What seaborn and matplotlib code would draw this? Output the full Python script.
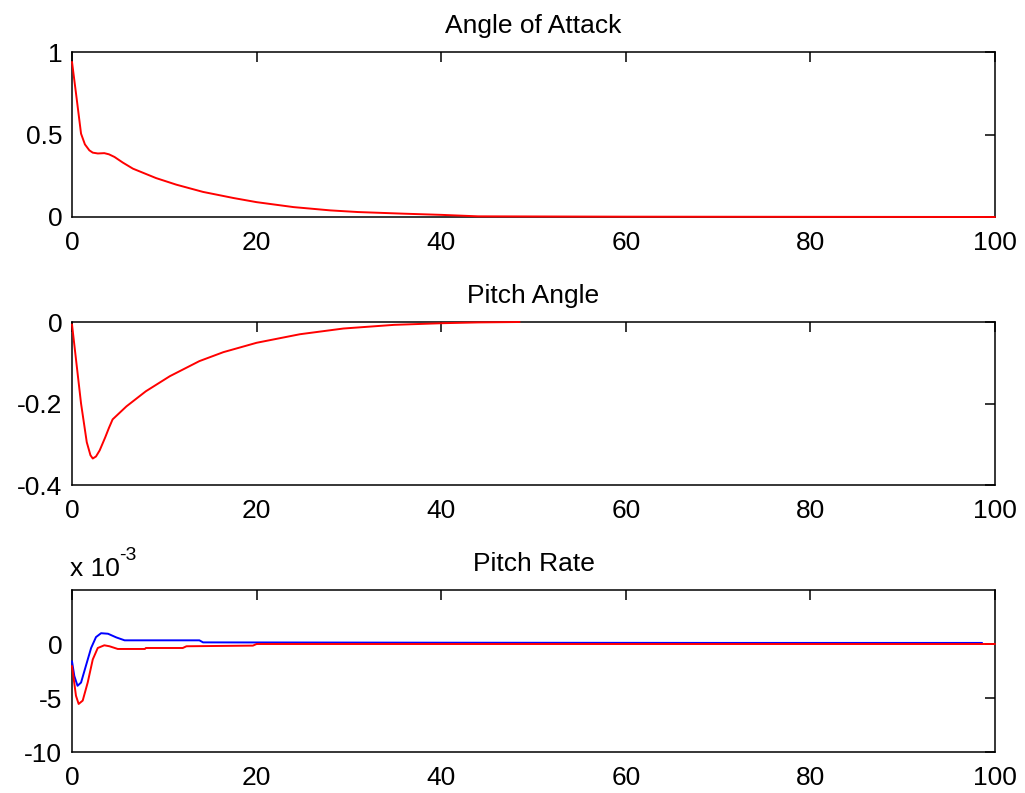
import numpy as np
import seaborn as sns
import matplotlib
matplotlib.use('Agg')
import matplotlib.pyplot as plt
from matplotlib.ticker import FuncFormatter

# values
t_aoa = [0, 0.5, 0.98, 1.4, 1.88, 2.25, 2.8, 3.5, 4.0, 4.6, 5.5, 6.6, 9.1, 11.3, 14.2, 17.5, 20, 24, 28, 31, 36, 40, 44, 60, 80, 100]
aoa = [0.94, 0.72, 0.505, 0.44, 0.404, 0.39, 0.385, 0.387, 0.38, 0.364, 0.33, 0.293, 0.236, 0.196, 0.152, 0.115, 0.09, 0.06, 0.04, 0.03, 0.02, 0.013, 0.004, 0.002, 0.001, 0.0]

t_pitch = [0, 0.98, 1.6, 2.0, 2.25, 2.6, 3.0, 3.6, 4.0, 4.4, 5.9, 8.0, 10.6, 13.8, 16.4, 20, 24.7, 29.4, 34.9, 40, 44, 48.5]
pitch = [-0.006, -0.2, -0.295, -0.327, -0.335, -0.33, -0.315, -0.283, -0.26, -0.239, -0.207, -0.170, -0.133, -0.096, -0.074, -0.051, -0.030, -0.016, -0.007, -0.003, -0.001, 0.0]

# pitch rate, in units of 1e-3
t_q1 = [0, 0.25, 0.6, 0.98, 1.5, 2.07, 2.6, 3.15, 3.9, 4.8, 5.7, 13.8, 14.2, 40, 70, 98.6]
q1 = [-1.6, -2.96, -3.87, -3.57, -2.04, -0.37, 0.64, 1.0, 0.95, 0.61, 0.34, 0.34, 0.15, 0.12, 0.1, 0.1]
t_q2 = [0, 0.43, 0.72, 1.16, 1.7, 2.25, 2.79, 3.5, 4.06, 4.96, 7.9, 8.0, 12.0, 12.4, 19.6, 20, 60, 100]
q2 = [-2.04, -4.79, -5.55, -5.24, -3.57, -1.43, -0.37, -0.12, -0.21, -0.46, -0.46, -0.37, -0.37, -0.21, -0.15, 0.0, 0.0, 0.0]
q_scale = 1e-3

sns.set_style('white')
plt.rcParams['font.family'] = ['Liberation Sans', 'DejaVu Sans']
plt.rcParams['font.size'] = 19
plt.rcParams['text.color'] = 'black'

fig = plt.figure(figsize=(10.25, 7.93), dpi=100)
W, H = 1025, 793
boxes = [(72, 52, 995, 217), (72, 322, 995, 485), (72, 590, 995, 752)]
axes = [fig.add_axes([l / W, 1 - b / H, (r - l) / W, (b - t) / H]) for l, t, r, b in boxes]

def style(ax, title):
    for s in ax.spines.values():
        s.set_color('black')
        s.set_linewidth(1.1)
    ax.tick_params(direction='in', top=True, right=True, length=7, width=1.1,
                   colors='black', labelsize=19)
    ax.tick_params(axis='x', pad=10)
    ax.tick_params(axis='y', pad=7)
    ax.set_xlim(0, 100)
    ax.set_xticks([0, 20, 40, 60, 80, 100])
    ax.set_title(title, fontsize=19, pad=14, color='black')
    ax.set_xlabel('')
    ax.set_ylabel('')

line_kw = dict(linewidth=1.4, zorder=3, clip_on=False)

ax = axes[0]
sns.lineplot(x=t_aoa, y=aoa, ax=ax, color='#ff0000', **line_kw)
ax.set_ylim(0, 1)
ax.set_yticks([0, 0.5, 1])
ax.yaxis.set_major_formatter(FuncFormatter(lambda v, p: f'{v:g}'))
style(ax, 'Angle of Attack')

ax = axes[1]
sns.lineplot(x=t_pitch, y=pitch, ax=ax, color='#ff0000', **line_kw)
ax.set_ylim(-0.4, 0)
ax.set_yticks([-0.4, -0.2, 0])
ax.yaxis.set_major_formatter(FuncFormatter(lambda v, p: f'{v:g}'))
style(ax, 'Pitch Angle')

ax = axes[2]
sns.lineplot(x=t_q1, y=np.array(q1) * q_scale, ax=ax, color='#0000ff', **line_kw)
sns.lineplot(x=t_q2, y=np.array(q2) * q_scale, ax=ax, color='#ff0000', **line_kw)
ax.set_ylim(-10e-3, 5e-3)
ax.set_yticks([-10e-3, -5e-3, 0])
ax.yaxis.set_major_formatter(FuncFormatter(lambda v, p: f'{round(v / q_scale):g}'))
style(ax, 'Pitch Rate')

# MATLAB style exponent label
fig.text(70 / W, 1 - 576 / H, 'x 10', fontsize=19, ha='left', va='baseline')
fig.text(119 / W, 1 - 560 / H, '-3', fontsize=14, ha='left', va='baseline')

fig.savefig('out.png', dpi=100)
.....
- _EXERCISE_: Everything from the first line of the listing above through the line that contains "from matplotlib.ticker import FuncFormatter" is to be restated word for word, minus the pictures.

- _CORRECT RESPONSE_:
What seaborn and matplotlib code would draw this? Output the full Python script.
import numpy as np
import seaborn as sns
import matplotlib
matplotlib.use('Agg')
import matplotlib.pyplot as plt
from matplotlib.ticker import FuncFormatter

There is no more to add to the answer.